- Directive -
Reproduce exactly the lines below, from the first one through the line containing "const normSpan = [0.52, 5.82];", and omit any pictures.
** Begin Available records **
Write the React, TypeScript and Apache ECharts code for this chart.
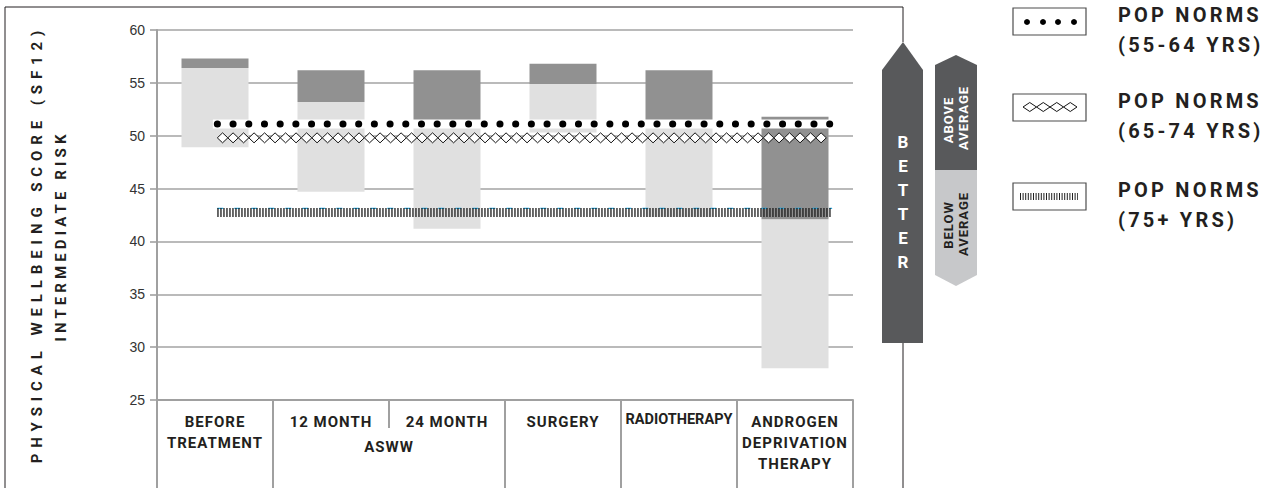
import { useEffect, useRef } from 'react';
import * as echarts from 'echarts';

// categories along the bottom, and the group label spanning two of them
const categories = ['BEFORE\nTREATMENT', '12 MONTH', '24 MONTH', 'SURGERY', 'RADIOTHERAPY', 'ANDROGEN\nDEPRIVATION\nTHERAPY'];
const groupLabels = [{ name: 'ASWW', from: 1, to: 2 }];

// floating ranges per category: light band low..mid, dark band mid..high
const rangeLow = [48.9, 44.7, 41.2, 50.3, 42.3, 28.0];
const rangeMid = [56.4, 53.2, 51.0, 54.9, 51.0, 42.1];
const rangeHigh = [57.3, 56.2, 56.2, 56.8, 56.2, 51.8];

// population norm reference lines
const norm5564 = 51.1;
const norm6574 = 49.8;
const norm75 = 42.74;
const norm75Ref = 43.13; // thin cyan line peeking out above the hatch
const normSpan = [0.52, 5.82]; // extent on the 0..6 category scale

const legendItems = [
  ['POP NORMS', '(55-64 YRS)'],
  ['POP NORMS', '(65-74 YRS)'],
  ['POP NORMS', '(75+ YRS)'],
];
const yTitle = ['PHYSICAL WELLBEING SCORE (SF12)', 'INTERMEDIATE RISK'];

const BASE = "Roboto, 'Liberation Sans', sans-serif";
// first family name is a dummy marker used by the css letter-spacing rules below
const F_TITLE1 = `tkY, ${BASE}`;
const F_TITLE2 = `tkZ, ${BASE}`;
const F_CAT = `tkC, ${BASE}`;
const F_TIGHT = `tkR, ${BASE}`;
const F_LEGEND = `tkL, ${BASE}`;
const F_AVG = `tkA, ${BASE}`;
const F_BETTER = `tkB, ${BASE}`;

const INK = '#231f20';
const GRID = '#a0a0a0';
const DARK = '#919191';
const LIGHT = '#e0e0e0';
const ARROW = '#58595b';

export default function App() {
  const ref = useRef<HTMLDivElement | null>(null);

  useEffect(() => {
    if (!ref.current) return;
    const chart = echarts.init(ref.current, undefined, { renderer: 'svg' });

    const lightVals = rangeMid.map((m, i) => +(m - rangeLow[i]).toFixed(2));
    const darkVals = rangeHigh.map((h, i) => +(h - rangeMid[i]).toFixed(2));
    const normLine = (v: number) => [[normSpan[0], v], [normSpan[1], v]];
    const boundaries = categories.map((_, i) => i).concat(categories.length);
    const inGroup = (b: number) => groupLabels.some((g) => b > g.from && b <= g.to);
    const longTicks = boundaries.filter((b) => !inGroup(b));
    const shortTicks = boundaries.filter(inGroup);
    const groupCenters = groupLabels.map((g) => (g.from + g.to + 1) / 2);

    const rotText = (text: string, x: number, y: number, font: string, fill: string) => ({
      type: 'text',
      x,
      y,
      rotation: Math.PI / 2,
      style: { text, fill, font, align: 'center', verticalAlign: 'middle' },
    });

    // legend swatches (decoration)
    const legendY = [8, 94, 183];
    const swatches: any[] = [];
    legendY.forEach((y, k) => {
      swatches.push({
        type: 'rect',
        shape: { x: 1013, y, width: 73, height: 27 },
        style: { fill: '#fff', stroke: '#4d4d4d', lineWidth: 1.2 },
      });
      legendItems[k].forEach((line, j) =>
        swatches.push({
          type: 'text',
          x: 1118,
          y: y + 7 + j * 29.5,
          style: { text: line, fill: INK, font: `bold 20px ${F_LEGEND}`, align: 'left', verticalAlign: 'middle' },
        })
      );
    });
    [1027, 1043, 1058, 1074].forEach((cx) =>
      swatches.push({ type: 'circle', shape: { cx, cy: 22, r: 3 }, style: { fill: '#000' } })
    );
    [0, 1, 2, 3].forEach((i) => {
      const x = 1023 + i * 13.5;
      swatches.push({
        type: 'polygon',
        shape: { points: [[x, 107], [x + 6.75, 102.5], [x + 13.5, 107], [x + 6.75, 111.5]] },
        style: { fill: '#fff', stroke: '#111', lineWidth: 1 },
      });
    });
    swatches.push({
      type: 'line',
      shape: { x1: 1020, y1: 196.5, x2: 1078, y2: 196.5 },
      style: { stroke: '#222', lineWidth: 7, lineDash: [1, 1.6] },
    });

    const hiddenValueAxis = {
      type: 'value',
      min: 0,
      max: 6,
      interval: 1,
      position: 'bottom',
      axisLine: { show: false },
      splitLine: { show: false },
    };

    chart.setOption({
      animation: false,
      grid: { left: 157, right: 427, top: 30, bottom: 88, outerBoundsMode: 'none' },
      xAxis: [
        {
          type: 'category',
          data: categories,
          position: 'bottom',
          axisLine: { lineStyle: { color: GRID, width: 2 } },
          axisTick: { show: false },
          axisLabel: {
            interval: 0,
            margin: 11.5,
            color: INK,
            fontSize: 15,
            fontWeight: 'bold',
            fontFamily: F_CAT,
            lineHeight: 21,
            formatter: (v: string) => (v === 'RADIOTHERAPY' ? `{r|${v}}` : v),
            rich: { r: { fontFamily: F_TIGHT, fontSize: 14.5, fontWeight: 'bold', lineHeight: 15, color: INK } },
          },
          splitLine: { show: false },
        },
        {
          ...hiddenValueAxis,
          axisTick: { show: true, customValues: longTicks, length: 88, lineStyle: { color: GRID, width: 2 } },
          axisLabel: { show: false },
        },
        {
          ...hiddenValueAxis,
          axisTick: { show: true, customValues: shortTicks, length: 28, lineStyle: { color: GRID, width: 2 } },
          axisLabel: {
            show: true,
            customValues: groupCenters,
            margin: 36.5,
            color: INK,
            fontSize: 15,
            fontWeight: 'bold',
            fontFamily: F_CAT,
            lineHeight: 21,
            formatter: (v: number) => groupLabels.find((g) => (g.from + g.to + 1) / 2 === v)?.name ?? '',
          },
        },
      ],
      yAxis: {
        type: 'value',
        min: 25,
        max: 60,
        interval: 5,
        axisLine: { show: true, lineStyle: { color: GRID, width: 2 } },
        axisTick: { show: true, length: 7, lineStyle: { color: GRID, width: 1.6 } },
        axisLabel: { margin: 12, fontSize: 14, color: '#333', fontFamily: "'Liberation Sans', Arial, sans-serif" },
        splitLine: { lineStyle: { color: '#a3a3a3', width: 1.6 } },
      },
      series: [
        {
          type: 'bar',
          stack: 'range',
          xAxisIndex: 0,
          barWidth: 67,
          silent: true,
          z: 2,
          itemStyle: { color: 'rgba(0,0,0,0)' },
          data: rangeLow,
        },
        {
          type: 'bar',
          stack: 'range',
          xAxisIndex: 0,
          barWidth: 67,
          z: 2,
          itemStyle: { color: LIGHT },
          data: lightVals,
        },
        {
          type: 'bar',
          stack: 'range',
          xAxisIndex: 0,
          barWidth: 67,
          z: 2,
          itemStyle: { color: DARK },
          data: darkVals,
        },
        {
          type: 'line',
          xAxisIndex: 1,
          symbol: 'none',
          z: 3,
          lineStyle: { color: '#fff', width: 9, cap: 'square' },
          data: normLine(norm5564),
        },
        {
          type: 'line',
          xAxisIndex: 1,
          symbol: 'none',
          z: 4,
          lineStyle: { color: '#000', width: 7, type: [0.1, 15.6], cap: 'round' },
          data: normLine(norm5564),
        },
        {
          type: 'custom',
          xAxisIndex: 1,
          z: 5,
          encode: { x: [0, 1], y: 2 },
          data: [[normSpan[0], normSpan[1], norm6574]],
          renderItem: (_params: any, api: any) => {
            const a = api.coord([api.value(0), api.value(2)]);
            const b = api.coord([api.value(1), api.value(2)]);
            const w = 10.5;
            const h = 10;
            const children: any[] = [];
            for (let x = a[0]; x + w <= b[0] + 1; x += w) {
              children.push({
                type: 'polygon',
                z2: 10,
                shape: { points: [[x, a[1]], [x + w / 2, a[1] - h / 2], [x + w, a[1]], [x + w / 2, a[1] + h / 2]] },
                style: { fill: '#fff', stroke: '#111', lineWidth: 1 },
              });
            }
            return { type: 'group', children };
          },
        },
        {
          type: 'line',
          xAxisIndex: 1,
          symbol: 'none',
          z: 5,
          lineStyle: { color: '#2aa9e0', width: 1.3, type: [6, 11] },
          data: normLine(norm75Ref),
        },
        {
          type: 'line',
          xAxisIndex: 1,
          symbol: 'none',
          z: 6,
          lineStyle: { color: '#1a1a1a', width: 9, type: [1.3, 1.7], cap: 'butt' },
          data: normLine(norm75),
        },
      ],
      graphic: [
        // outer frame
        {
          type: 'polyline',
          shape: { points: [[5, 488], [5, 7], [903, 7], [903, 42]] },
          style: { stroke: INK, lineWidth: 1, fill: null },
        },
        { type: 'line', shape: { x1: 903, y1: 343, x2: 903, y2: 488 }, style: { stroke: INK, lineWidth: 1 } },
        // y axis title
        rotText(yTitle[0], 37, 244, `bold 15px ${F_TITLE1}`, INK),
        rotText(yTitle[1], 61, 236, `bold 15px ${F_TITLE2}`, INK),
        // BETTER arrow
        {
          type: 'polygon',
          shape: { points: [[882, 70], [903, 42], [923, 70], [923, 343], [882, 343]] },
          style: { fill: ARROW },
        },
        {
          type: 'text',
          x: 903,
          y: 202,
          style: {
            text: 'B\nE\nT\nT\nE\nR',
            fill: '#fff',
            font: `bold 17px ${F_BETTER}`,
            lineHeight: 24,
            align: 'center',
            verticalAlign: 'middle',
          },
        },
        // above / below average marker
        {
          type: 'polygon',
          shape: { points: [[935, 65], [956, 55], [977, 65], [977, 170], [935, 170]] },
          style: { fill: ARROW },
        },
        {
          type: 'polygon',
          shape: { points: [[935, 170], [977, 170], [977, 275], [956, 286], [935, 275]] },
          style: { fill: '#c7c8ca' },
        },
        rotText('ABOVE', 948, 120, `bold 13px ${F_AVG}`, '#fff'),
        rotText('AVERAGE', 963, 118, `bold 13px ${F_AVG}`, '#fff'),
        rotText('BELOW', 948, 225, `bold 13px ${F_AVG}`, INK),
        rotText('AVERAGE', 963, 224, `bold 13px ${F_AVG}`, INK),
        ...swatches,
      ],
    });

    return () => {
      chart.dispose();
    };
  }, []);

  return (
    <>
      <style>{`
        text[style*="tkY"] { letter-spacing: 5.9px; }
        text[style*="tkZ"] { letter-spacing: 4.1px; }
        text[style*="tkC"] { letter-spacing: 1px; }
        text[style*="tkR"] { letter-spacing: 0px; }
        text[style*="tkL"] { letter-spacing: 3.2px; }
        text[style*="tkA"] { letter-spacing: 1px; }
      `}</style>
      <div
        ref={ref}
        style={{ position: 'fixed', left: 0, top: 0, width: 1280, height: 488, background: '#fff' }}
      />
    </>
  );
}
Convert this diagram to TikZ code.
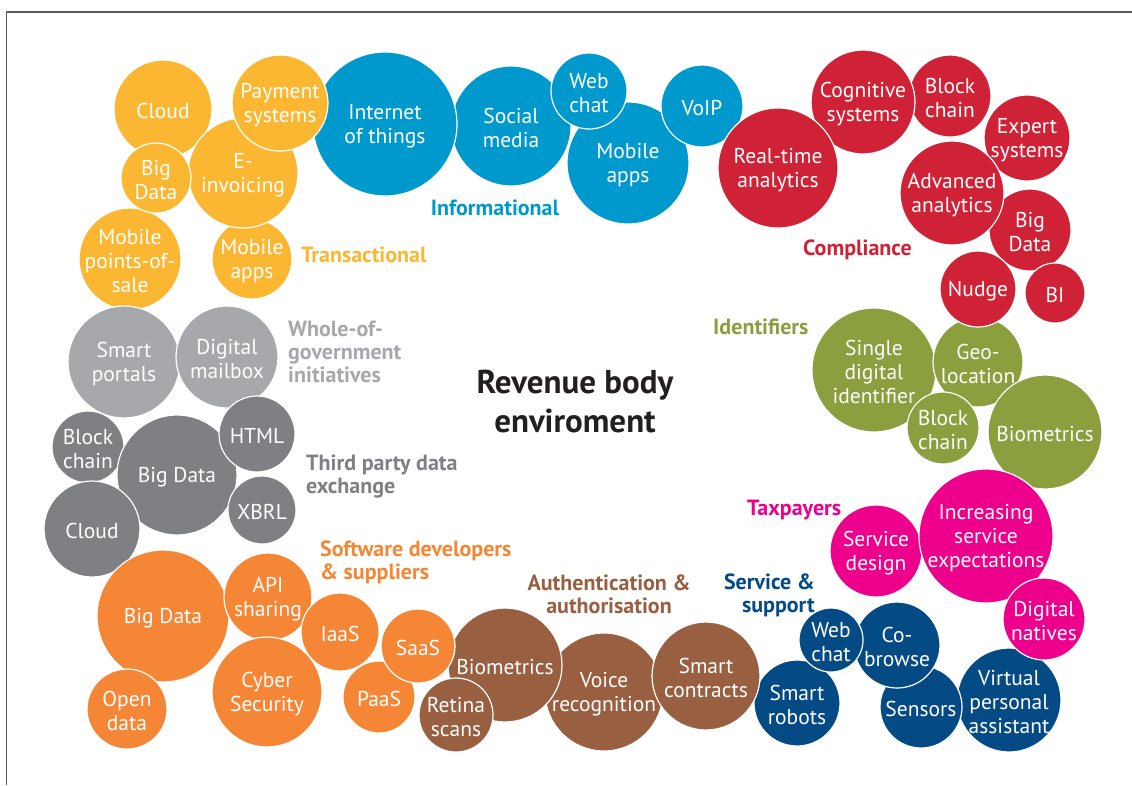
** End Available records **
- Problem solution -
Write the React, TypeScript and Apache ECharts code for this chart.
import { useEffect, useRef } from 'react';
import * as echarts from 'echarts';

// categories along the bottom, and the group label spanning two of them
const categories = ['BEFORE\nTREATMENT', '12 MONTH', '24 MONTH', 'SURGERY', 'RADIOTHERAPY', 'ANDROGEN\nDEPRIVATION\nTHERAPY'];
const groupLabels = [{ name: 'ASWW', from: 1, to: 2 }];

// floating ranges per category: light band low..mid, dark band mid..high
const rangeLow = [48.9, 44.7, 41.2, 50.3, 42.3, 28.0];
const rangeMid = [56.4, 53.2, 51.0, 54.9, 51.0, 42.1];
const rangeHigh = [57.3, 56.2, 56.2, 56.8, 56.2, 51.8];

// population norm reference lines
const norm5564 = 51.1;
const norm6574 = 49.8;
const norm75 = 42.74;
const norm75Ref = 43.13; // thin cyan line peeking out above the hatch
const normSpan = [0.52, 5.82]; // extent on the 0..6 category scale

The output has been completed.